Request » From the material below, list every line containing "matplotlib".

Input records »
● ● ● ●
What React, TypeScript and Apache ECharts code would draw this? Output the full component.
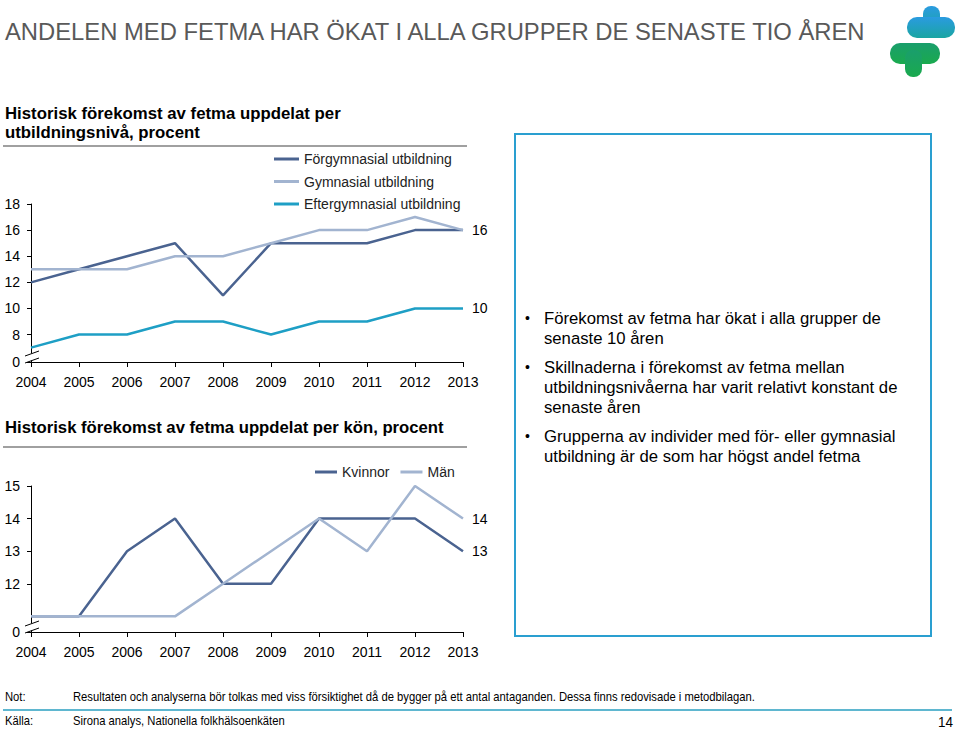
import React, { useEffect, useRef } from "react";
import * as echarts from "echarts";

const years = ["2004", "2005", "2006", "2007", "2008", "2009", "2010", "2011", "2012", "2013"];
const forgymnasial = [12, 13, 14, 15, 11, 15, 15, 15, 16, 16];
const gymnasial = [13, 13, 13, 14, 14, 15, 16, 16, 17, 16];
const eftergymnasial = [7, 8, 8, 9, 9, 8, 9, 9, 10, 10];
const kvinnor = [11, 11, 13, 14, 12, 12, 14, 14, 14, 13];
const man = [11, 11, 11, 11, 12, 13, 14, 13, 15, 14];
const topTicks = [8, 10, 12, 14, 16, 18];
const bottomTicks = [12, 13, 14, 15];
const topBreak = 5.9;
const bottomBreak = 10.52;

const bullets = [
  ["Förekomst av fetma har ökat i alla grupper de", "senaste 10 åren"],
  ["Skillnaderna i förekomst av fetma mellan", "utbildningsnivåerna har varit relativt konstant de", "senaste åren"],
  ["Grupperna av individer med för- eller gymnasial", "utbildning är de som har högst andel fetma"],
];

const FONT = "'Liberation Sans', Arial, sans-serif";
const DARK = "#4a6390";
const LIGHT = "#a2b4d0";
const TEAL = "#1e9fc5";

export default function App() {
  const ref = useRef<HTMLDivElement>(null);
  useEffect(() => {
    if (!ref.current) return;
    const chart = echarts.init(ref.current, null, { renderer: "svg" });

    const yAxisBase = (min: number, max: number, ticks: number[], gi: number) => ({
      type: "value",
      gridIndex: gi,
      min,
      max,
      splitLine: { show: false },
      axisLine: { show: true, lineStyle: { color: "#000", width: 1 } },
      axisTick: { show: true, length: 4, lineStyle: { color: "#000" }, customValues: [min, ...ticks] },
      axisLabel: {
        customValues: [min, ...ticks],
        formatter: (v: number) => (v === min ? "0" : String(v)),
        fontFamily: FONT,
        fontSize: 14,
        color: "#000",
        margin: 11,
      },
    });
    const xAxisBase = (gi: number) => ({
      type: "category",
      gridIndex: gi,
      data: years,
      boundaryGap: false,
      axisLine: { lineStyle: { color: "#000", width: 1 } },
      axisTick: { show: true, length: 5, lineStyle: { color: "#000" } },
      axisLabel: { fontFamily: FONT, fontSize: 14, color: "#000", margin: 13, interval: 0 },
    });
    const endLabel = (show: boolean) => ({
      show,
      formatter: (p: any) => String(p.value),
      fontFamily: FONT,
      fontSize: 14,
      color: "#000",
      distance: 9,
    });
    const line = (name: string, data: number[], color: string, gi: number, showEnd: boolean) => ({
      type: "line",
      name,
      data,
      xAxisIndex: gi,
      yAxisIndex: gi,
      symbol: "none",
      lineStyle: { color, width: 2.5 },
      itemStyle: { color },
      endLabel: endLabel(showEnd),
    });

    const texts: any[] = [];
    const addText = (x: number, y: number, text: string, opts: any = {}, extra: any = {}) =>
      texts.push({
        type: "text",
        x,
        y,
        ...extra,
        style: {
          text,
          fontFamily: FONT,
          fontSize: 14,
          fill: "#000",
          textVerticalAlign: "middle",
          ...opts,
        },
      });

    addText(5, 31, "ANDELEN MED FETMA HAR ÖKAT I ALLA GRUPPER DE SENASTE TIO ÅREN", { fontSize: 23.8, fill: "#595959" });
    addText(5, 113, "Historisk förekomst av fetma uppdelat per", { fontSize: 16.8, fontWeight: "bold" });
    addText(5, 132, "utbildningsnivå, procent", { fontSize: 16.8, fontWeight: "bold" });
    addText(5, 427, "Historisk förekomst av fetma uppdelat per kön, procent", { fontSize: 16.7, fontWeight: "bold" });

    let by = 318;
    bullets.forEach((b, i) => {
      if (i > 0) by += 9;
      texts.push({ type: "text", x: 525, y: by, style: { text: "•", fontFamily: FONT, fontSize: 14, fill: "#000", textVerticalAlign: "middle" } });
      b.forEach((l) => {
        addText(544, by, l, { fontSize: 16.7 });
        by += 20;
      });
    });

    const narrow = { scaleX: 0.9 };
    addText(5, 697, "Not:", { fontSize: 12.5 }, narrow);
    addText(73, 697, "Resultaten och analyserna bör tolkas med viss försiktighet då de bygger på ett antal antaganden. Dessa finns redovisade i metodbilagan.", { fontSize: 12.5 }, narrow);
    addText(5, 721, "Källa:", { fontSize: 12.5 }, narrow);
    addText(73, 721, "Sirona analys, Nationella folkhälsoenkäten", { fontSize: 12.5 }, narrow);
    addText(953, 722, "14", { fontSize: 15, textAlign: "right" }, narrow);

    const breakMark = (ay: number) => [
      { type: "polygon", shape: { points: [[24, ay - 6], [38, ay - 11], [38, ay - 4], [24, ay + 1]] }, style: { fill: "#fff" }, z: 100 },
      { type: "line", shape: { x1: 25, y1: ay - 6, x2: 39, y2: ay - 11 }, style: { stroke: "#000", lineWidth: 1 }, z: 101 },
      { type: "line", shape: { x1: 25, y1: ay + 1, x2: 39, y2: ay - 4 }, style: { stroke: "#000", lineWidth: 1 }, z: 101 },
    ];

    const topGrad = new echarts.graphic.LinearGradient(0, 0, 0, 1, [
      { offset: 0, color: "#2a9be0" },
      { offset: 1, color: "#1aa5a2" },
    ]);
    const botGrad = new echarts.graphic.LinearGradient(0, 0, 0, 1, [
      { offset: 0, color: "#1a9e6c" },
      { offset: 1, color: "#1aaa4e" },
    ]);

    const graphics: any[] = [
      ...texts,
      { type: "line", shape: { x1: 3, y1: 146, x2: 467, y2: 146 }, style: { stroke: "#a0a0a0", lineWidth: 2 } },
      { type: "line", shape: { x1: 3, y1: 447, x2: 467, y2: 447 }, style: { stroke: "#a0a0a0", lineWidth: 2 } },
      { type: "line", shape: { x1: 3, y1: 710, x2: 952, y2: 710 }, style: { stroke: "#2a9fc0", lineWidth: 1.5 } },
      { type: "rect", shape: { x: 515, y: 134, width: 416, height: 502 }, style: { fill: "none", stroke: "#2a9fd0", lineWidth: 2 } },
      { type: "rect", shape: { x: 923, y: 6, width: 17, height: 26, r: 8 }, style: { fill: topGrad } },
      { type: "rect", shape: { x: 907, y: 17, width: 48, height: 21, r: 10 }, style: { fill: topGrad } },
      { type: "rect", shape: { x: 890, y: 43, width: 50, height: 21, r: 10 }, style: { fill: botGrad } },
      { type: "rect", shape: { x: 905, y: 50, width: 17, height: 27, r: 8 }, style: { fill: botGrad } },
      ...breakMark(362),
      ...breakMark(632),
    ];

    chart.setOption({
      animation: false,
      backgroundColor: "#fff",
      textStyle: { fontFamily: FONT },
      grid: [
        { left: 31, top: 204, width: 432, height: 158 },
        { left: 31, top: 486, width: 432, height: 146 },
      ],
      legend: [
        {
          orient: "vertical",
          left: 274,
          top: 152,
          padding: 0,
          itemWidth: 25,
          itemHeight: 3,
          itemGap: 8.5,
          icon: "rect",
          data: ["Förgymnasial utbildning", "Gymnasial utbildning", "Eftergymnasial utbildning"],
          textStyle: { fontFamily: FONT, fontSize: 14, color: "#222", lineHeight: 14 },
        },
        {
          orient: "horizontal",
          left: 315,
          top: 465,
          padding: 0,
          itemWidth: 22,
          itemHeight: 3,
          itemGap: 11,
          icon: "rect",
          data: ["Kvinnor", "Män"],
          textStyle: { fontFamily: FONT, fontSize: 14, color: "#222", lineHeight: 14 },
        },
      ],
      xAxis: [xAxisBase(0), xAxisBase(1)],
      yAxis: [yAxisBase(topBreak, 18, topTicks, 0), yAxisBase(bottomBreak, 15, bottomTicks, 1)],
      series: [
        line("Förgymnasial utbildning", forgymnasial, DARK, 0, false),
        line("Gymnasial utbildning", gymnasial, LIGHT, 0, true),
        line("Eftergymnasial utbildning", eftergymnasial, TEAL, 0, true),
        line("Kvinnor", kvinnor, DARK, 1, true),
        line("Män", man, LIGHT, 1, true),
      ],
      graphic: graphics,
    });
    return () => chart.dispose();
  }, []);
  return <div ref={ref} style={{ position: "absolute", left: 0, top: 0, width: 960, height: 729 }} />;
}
● ● ● ●
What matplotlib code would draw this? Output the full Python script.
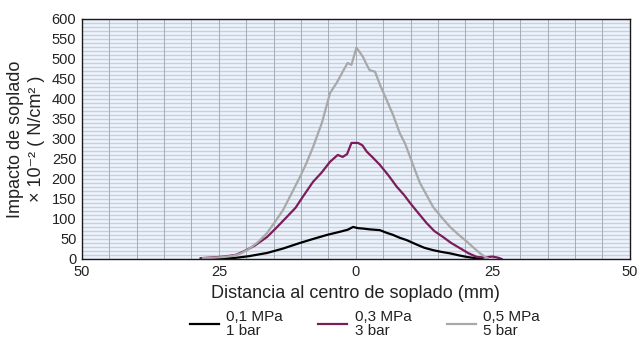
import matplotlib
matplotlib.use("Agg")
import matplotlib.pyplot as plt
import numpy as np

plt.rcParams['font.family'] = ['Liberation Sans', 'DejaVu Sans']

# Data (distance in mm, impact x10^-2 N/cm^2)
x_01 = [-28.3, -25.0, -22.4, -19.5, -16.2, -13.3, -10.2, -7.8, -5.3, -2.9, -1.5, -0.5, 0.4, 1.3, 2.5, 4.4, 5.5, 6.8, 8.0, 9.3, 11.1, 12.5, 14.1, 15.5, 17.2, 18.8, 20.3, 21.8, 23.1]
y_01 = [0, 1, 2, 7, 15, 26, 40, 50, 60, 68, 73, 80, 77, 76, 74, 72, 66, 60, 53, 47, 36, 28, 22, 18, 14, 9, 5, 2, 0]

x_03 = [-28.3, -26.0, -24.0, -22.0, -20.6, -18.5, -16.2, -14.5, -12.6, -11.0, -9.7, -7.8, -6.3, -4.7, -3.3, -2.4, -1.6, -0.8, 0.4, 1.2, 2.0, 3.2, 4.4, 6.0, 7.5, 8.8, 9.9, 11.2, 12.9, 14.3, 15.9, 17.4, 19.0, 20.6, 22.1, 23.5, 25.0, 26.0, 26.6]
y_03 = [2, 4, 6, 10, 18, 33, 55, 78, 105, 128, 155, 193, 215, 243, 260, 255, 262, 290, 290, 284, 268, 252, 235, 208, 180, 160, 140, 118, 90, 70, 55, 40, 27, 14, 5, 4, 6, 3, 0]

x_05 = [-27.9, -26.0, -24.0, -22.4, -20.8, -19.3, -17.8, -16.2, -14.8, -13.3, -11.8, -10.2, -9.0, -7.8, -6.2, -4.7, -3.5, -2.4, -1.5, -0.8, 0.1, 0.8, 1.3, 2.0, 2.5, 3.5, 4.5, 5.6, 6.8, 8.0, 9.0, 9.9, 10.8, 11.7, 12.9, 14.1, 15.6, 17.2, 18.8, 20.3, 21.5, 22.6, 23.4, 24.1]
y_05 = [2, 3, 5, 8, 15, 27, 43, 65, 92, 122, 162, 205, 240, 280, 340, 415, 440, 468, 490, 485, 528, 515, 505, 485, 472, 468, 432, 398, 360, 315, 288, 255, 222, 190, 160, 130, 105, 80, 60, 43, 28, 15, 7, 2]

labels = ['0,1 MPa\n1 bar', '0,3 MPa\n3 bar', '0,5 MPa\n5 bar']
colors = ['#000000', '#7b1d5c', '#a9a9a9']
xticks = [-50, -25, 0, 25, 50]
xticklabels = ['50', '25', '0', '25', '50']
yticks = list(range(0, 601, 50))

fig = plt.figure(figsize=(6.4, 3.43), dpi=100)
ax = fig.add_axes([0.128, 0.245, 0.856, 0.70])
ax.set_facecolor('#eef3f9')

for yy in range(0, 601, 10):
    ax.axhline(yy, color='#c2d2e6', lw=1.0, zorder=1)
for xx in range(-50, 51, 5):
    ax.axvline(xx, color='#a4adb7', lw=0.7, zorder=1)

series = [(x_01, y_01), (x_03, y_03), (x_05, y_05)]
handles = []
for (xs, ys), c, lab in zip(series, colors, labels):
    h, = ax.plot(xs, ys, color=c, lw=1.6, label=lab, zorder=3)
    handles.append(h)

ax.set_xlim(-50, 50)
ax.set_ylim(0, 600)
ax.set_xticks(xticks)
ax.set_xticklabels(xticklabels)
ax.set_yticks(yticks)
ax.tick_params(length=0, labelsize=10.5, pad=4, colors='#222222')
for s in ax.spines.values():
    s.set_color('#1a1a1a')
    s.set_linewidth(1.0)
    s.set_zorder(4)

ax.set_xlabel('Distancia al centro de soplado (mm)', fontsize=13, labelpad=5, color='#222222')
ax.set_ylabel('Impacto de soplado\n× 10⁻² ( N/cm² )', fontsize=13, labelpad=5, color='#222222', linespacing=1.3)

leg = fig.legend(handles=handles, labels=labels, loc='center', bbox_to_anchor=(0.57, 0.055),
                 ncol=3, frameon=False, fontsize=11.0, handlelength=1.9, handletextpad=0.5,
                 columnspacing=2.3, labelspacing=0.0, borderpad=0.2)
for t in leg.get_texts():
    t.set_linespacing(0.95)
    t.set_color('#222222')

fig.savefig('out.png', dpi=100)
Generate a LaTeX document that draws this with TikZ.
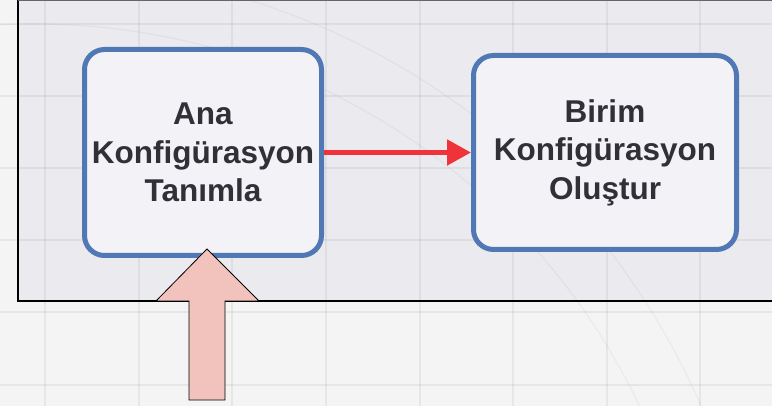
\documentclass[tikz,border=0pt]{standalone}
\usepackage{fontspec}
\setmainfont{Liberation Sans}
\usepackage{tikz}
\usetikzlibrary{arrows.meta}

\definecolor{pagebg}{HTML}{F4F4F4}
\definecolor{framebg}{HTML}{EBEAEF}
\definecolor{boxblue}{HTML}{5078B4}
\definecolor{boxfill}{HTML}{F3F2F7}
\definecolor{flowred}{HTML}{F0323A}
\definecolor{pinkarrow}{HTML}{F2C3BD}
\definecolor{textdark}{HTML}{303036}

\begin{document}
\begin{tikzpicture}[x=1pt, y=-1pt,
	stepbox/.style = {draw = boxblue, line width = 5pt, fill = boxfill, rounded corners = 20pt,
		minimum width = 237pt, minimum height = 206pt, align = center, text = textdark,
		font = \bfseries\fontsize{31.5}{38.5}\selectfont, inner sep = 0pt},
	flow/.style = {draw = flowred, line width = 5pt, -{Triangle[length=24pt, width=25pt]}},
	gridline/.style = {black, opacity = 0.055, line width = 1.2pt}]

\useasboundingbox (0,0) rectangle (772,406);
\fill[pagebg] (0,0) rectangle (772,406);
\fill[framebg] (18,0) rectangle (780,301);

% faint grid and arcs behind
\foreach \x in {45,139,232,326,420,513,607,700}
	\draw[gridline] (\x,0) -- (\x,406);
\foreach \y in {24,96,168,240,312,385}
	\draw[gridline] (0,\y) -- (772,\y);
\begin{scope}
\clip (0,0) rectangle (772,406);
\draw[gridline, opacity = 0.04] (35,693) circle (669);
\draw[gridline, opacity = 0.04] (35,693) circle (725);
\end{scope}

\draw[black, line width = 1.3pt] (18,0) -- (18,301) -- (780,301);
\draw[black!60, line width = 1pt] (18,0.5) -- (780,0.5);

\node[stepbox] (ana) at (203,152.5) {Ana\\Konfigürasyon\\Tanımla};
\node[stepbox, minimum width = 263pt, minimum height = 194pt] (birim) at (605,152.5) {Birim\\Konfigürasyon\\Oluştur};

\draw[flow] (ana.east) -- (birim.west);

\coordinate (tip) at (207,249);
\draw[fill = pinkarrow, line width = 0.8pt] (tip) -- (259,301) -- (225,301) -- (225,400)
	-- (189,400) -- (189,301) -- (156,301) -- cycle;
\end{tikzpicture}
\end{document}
● ● ● ●
The solution »
What matplotlib code would draw this? Output the full Python script.
import matplotlib
matplotlib.use("Agg")
import matplotlib.pyplot as plt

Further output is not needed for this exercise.